* begin SOURCE DATA *
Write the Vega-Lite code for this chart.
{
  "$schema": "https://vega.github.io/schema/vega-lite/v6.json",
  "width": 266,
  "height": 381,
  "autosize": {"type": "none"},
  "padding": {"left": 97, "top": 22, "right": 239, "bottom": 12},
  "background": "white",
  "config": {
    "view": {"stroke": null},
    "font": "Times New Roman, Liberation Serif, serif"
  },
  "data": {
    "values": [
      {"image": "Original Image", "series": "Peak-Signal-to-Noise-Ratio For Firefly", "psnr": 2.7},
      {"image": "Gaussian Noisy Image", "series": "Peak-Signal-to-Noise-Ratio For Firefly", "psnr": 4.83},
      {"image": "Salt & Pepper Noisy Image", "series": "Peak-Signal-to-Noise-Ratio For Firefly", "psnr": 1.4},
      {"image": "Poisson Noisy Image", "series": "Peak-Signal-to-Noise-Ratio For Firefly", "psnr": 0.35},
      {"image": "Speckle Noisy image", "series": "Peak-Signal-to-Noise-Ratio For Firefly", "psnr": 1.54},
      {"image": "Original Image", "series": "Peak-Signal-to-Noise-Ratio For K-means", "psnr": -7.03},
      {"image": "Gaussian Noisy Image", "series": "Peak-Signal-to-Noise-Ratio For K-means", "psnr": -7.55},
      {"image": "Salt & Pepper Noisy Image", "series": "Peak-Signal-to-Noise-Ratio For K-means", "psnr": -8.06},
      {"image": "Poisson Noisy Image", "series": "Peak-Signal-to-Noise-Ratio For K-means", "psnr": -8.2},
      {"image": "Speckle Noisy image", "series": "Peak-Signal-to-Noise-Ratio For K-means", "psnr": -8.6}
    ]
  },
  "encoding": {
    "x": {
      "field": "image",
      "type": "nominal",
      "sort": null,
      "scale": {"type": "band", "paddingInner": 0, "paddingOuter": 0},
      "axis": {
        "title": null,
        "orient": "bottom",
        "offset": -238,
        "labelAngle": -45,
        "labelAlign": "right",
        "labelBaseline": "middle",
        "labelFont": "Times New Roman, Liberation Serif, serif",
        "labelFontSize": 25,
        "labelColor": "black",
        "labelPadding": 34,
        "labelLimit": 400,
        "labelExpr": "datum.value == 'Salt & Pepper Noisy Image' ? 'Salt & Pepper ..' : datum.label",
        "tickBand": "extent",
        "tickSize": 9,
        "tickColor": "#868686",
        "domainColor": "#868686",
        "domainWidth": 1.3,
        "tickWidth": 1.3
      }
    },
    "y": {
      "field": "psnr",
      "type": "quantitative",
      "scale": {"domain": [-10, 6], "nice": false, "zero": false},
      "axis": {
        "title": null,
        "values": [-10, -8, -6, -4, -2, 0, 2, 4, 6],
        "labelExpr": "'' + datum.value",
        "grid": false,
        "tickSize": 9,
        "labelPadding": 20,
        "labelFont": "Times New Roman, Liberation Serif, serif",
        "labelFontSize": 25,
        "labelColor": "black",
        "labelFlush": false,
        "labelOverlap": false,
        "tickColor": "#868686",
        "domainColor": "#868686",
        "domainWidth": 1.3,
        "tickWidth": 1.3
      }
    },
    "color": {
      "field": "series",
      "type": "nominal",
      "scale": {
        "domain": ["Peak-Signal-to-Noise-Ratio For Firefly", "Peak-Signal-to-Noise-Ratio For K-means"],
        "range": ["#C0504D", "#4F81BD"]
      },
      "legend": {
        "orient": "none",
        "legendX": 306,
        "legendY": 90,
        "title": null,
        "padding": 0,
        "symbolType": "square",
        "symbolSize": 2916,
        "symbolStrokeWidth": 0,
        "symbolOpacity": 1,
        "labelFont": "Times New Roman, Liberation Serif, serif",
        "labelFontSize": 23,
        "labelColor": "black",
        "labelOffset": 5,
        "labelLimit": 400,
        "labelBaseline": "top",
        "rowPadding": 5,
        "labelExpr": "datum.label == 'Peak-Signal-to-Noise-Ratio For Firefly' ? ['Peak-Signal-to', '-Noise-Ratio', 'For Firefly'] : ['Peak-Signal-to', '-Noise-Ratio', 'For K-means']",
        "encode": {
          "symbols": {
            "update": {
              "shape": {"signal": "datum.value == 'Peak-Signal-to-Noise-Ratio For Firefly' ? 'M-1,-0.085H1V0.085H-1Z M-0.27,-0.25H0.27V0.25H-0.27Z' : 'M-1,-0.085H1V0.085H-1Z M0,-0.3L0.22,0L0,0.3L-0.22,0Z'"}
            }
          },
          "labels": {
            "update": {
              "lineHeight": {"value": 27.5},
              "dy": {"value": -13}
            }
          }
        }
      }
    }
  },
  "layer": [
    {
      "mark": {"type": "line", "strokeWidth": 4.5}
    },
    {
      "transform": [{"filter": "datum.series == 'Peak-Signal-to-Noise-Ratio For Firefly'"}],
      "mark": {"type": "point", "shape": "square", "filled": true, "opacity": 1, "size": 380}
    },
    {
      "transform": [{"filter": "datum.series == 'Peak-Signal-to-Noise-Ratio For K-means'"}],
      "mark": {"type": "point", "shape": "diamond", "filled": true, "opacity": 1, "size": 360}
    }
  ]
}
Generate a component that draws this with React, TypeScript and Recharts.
* end SOURCE DATA *
[PROBLEM TO WORK ON] Copy each line of the records above that carries the word "this".

[SOLUTION TO THE PROBLEM]
Write the Vega-Lite code for this chart.
Generate a component that draws this with React, TypeScript and Recharts.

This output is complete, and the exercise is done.